States Rights. Once the trite and discredited creed of apologists for the Old South, more and more folks in the West and the unfallen Northern states have hearkened to the old call in recognition that a dynamic tension and division of powers between and amongst the states and the federal centrist government is fundamental to preserving the basic freedom and diversity that allows each state to screw things up in it's own unique fashion (allowing fifty potential chances to get things right) as opposed putting all our national interests in the single basket of a top-down national government. RealID is a hefty step forward towards that top-down hierarchical structure of a national government simply instructing subordinate bodies.

Privacy. Because of the structure of the proposed RealID program wherein RFID chips with weak encryption are utilized carrying key personal data, a broad array of private and governmental misconduct becomes possible including enhanced opportunities for identity theft, improved stalking opportunities, indiscriminate commercial/private/governmental tracking of location/transactions/etc, and a fundamental breakdown in the concept of privacy (barring a warrant) from governmental and other intrusion. This does not even begin to contemplate the inevitable database intrusions and inadvertent (and occasionally malicious) data exposures.

From our beginning as a nation, a fundamental tenet of our national conversation is that we are all innocent until proven guilty in a court of law - accompanied by the equally important tenet that we are, in lieu of due legal process, secure in our papers and belongings. RealID reverses all this when, unless we take deeply inconvenient and questionably legal steps, our every move through life is tracked directly or through inference and maintained in massive national databases available to any schmo of a clerk in some organization trying to look busy.
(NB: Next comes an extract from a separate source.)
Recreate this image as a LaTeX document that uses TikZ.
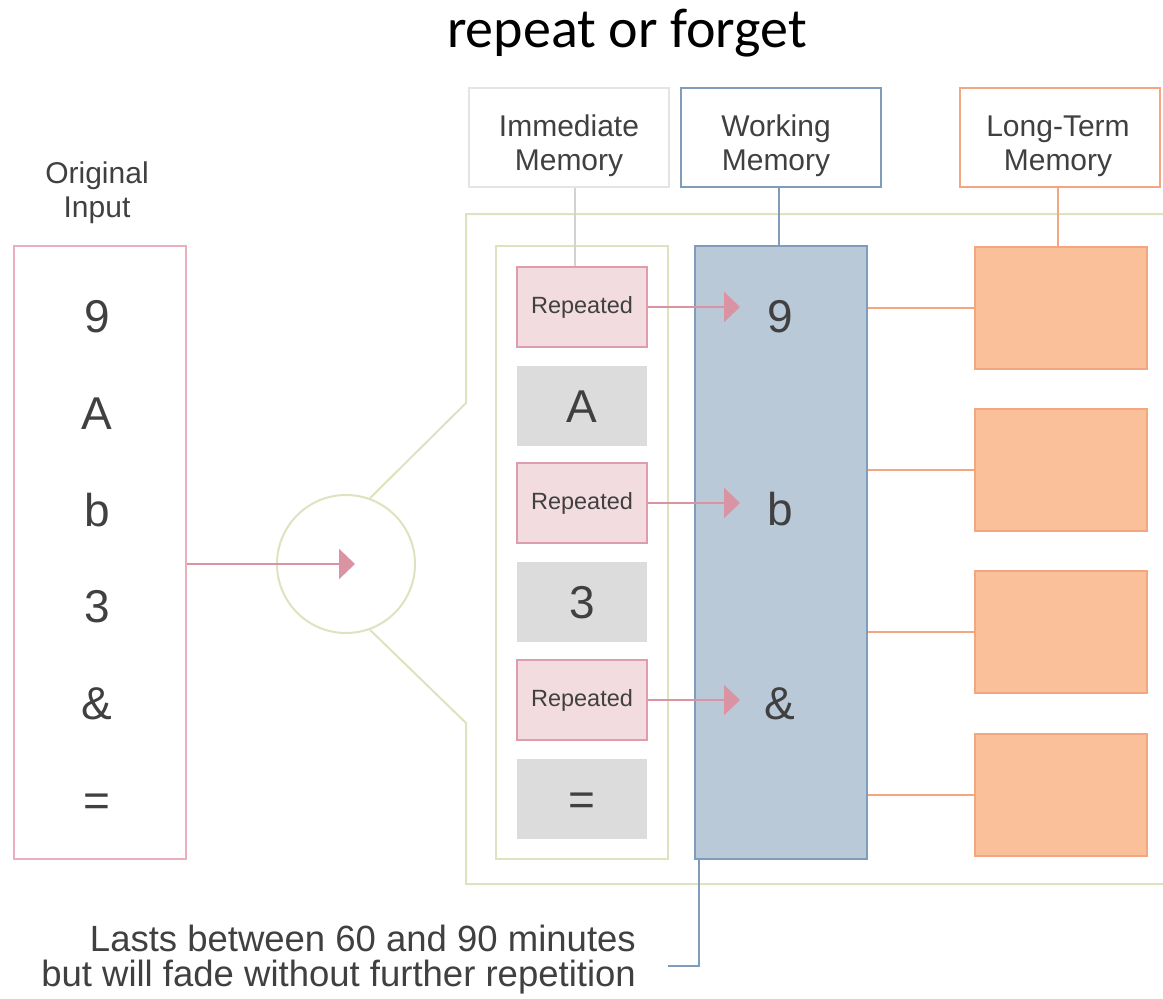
\documentclass[tikz,border=0pt]{standalone}
\usepackage{fontspec}
\setmainfont{Liberation Sans}
\newfontfamily\labfont{Liberation Sans}
\newfontfamily\titlefont{Carlito}
\usetikzlibrary{arrows.meta}

\definecolor{inkgray}{HTML}{404040}
\definecolor{origline}{HTML}{E9AFBD}
\definecolor{repline}{HTML}{DE9DAC}
\definecolor{repfill}{HTML}{F2DCE0}
\definecolor{arrowpink}{HTML}{DA93A2}
\definecolor{frameline}{HTML}{DCE3BE}
\definecolor{grayfill}{HTML}{DCDCDC}
\definecolor{wmfill}{HTML}{B9C9D8}
\definecolor{wmline}{HTML}{7F9DBB}
\definecolor{ltfill}{HTML}{F9C09A}
\definecolor{ltline}{HTML}{F4A680}
\definecolor{immline}{HTML}{E4E4E4}
\definecolor{immlink}{HTML}{D2D2D2}

\begin{document}
\begin{tikzpicture}[x=1pt, y=-1pt,
  tallbox/.style={draw, line width=2pt, rectangle, inner sep=0pt,
    minimum width=172pt, minimum height=613pt},
  glyph/.style={font=\fontsize{46}{46}\selectfont, text=inkgray,
    text height=33pt, text depth=0pt, inner sep=0pt},
  itembox/.style={rectangle, minimum width=130pt, minimum height=80pt, inner sep=0pt},
  repbox/.style={itembox, draw=repline, fill=repfill, line width=2pt,
    font=\labfont\fontsize{23.5}{23.5}\selectfont, text=inkgray},
  graybox/.style={itembox, fill=grayfill, glyph},
  ltbox/.style={rectangle, draw=ltline, fill=ltfill, line width=2pt,
    minimum width=172pt, minimum height=122pt, inner sep=0pt},
  header/.style={rectangle, line width=2pt, minimum width=200pt, minimum height=99pt,
    inner sep=0pt},
  sidelabel/.style={align=center, text=inkgray, inner sep=0pt,
    font=\labfont\fontsize{30}{34}\selectfont},
  pinkarrow/.style={draw=arrowpink, line width=2.5pt,
    -{Triangle[length=16pt,width=30pt]}},
  frame/.style={draw=frameline, line width=2pt},
  feed/.style={draw=ltline, line width=2pt}
]
\useasboundingbox (0,0) rectangle (1163,999);

% title
\node[font=\titlefont\fontsize{56}{56}\selectfont, text=black, inner sep=0pt]
  (title) at (627,33) {repeat or forget};

% original input column
\node[sidelabel] (origlabel) at (97,193) {Original\\Input};
\node[tallbox, draw=origline] (orig) at (100,552.5) {};
\foreach \s [count=\i from 0] in {9,A,b,3,\&,=}
  \node[glyph] (o\i) at (97,{316+96.8*\i}) {\s};

% magnifier circle and the frame opening out of it
\node[circle, draw=frameline, line width=2pt, minimum size=138pt, inner sep=0pt]
  (circ) at (346,564) {};
\coordinate (fa) at (466,403);
\coordinate (fb) at (466,214);
\coordinate (fc) at (1163,214);
\coordinate (fd) at (466,723);
\coordinate (fe) at (466,884);
\coordinate (ff) at (1163,884);
\draw[frame] (circ.70) -- (fa) -- (fb) -- (fc);
\draw[frame] (circ.-70) -- (fd) -- (fe) -- (ff);
\draw[pinkarrow] (orig.east |- circ.center) -- ([xshift=9pt]circ.center);

% immediate memory column
\node[rectangle, draw=frameline, line width=2pt, minimum width=172pt,
  minimum height=613pt, inner sep=0pt] (imm) at (582,552.5) {};
\node[repbox]   (r0) at (582,307)   {Repeated};
\node[graybox]  (r1) at (582,405.5) {A};
\node[repbox]   (r2) at (582,503)   {Repeated};
\node[graybox]  (r3) at (582,601.5) {3};
\node[repbox]   (r4) at (582,700)   {Repeated};
\node[graybox]  (r5) at (582,798.5) {=};

% working memory column
\node[tallbox, draw=wmline, fill=wmfill] (wm) at (781,552.5) {};
\node[glyph] (w0) at (780,316) {9};
\node[glyph] (w2) at (780,509) {b};
\node[glyph] (w4) at (780,703) {\&};
\coordinate (tipx) at (740,0);
\foreach \i in {0,2,4}
  \draw[pinkarrow] (r\i.east) -- (r\i.east -| tipx);

% long-term memory blocks
\foreach \y [count=\i] in {307.5,470,632,795} {
  \node[ltbox] (lt\i) at (1061,\y) {};
  \draw[feed] (wm.east |- lt\i.west) -- (lt\i.west);
}

% headers and their links
\node[header, draw=immline] (himm) at (569,137.5) {};
\node[header, draw=wmline] (hwm) at (780.5,137.5) {};
\node[header, draw=ltline] (hlt) at (1059.5,137.5) {};
\node[sidelabel] (timm) at (569,146) {Immediate\\Memory};
\node[sidelabel] (twm) at (776,146) {Working\\Memory};
\node[sidelabel] (tlt) at (1058,146) {Long-Term\\Memory};
\draw[immlink, line width=2pt] ([xshift=6pt]himm.south) -- ([xshift=6pt]himm.south |- r0.north);
\draw[wmline, line width=2pt] ([xshift=-2pt]hwm.south) -- ([xshift=-2pt]hwm.south |- wm.north);
\draw[ltline, line width=2pt] ([xshift=-2pt]hlt.south) -- ([xshift=-2pt]hlt.south |- lt1.north);

% note on how long working memory lasts
\node[align=right, anchor=east, text=inkgray, inner sep=0pt,
  font=\labfont\fontsize{36.5}{35}\selectfont] (note) at (636,960)
  {Lasts between 60 and 90 minutes\\but will fade without further repetition};
\coordinate (noteend) at (668,966);
\draw[wmline, line width=2pt] ([xshift=5pt]wm.south west) |- (noteend);
\end{tikzpicture}
\end{document}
For a particularly painful example, let us contemplate our lives as gun owners. I choose, because I have a dear friend in NYC, to visit dear friend. No problem thus far. However, the NYC Mayor, being a non-fan of private firearms ownership has implemented a plan to ensure his cities safety from bad thoughts.

He has instructed NYPD to implement a search of all incoming passengers data against the national databases containing CCW licenses, ammunition purchases, and firearms purchases in the last twenty years. Having bought a nice .45 LC revolver in the last year, and shooting it regularly, and made these purchases using my visa card...as soon as I board my plane in Portland, I'm targeted for a *very special greeting* from NY's finest on landing at La Guardia.

You can do wonderful things with data, just like any other tool, but you can also misuse data manipulation in direct proportion to the potential benefit.

Oh, those 17 states? They cover the political spectrum. Try Tennessee, South Carolina, Nebraska, New Hampshire, Oklahoma, Illinois, Missouri, Nevada, Colorado, Georgia, Hawaii, North Dakota, Washington, Montana, Arkansas, Idaho, Maine. (Courtesy of the Epic website.)

By the way - MYOB is "mind your own business". My government doesn't *need* to know what I own, where I travel, or to have the authority to deny me the right to travel until such time as they can get a judge to go along with the deal in public. Nor does any government I'm terribly comfortable with supporting. MYOB. (MYOB isn't mine...for it's origin, look to Eric F. Russell and "Then there were none".)